■ **Exercise aim**
Nothing but the lines from the top of the data to the line holding "(0,0) rectangle (1029,762);" should be printed, word for word and both ends included; leave the pictures out.

— begin —

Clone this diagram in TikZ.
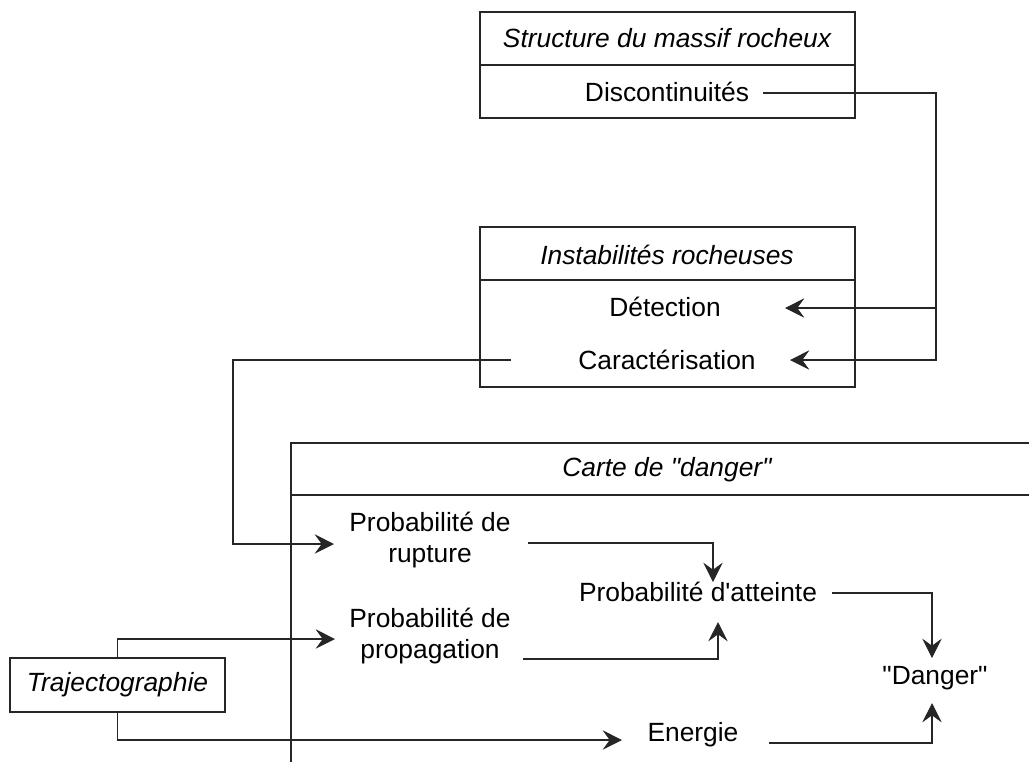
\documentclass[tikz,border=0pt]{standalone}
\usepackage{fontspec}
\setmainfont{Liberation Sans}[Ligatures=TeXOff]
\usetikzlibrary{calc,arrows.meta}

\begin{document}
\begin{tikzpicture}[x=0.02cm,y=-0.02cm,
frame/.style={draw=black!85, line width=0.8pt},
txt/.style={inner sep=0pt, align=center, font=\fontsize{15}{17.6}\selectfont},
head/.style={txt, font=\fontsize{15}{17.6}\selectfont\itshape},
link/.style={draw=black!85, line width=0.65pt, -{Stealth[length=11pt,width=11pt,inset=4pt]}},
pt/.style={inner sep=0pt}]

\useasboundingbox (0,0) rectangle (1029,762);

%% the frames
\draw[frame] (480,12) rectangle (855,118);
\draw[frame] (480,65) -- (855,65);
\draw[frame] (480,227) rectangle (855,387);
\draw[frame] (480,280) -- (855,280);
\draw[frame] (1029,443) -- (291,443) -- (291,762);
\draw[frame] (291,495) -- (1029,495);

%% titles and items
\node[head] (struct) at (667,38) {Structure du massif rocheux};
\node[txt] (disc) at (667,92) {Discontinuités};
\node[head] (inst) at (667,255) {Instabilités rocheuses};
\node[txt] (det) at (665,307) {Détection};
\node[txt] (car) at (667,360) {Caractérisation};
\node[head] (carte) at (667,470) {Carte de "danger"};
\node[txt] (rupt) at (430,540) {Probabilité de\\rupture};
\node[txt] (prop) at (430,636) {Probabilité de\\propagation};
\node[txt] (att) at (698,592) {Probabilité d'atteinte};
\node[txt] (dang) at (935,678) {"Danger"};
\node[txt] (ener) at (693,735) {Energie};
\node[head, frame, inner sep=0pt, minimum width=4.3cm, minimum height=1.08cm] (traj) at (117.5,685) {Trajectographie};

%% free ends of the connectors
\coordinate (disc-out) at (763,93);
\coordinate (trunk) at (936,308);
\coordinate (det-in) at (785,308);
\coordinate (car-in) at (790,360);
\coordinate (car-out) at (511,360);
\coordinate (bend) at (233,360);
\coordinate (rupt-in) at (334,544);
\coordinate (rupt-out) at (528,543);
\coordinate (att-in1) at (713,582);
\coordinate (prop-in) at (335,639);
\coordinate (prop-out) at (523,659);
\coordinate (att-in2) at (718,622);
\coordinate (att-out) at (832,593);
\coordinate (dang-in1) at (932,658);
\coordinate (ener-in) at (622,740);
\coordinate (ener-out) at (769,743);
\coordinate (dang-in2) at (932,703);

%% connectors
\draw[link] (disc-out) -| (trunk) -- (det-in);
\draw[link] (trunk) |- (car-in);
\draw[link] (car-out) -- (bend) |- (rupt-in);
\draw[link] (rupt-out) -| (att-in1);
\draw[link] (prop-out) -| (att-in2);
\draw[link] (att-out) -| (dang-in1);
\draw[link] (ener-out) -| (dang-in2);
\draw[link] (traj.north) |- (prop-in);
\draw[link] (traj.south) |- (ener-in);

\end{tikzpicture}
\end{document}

— end —

■ **Complete output**
Clone this diagram in TikZ.
\documentclass[tikz,border=0pt]{standalone}
\usepackage{fontspec}
\setmainfont{Liberation Sans}[Ligatures=TeXOff]
\usetikzlibrary{calc,arrows.meta}

\begin{document}
\begin{tikzpicture}[x=0.02cm,y=-0.02cm,
frame/.style={draw=black!85, line width=0.8pt},
txt/.style={inner sep=0pt, align=center, font=\fontsize{15}{17.6}\selectfont},
head/.style={txt, font=\fontsize{15}{17.6}\selectfont\itshape},
link/.style={draw=black!85, line width=0.65pt, -{Stealth[length=11pt,width=11pt,inset=4pt]}},
pt/.style={inner sep=0pt}]

\useasboundingbox (0,0) rectangle (1029,762);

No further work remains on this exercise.